What Is HP Brown Sauce (& Is It The Same As American Steak Sauce)?

The British people have pantries full of condiments that they can call their own, from the nutty-tasting malt vinegar made with dried barley grains to the fierce Colman's Mustard and the widely popular Worcestershire sauce. But of all these, none have quite reached cult status as HP Sauce, which Brits affectionately refer to simply as "brown sauce."

HP Sauce is the OG of British condiments, developed by a grocer named Frederick Gibson Garton in 1884, who gathered up tomatoes, dates, molasses, and soy — along with the more exotic tamarind — before blending that together with other fruits, spices, and malt vinegar to create what he had originally called "The Banquet Sauce." And because Garton had heard that his sauce was being served at the Houses of Parliament or H.P. he decided to rename his concoction Garton's H.P. Sauce."

Unfortunately, debt saw Garton part ways with his recipe in 1903, which was sold to the Midlands Vinegar Factory for just 150 British pounds. The new owners kept the name and added an illustration of Big Ben and the Palace of Westminster on it the bottle, which fans still see to this day. HP Sauce was invaluable to the British public, particularly in times of war and shortages, when it was needed to improve the flavor of their food.

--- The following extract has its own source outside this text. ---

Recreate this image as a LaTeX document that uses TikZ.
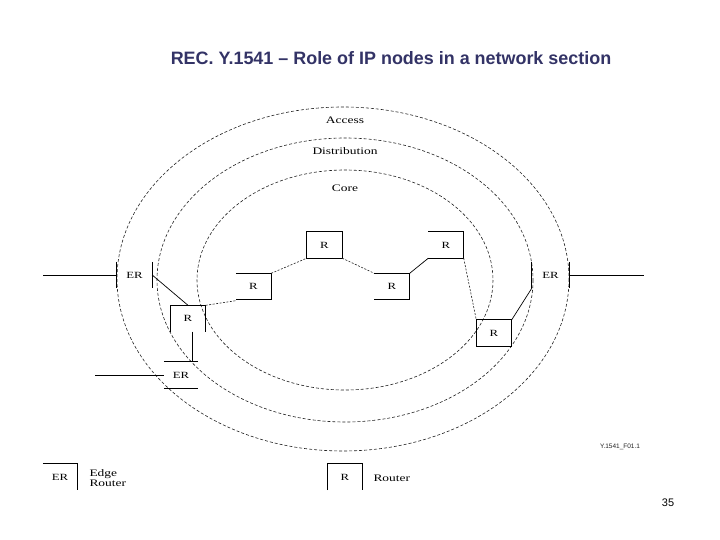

For a time, HP Sauce was also known as "Wilson's Gravy" because former prime minister Harold Wilson reportedly drenched all his meals in it. 

The story behind A.1. sauce

When Americans think of steak sauce, the first thing that comes to mind is A.1. Original Sauce (once known as A.1. Steak Sauce), even though its origins are as British as HP Sauce. However, A.1. sauce has something HP doesn't — a Royal pedigree and a Royal seal of approval. The sauce was invented by Henderson William Brand, who was a chef for King George IV in the 1820s. The name was said to have been coined by the monarch because when he tried it, he described the sauce as "A.1."

It took a few years before Brand would begin making the sauce to sell to the public, and like HP Sauce, A.1. became popular because it did the job of camouflaging undesirable flavors, most notably beef that was on the verge of going bad. But the invention didn't exactly bring Brand wealth and luck, because he had gone bankrupt by 1850. As a result Brand's company — and his A.1. formula — changed hands several times. By the time the 1900s had come around, the sauce's name and its formula had been trademarked in the U.S., and by 1906 the product itself began appearing in the States.

What makes HP and A.1. different

While both HP and A.1. may seem like copycat recipes of each other, the only similarity they share is that they are both tinted brown. HP Sauce's ingredients are tomatoes, malt vinegar, molasses, glucose-fructose syrup, spirit vinegar, sugar, dates, cornflour, rye flour, salt, spices, flavoring, and tamarind. While A.1.'s ingredients are tomato puree, vinegar, corn syrup, salt, raisin paste, crushed orange puree, and spices including dried onions and celery seeds, as well as potassium sorbate and xanthan gum. 

Each sauce has one ingredient that sets it apart from the others. In the case of A.1. that would come from raisin paste, and in the case of HP, which is slightly sweeter, the differentiator will come because of the addition of tamarind. Some have compared the flavor of HP to Worcestershire sauce, which is versatile enough to be enjoyed with a wide range of dishes, from savory pies to sandwiches. So, if you're lucky enough to find both in your local supermarket, we don't think it would be unusual to stock both at home. They might look the same, but you'll likely have diners that will prefer brown sauce over steak sauce and vice versa.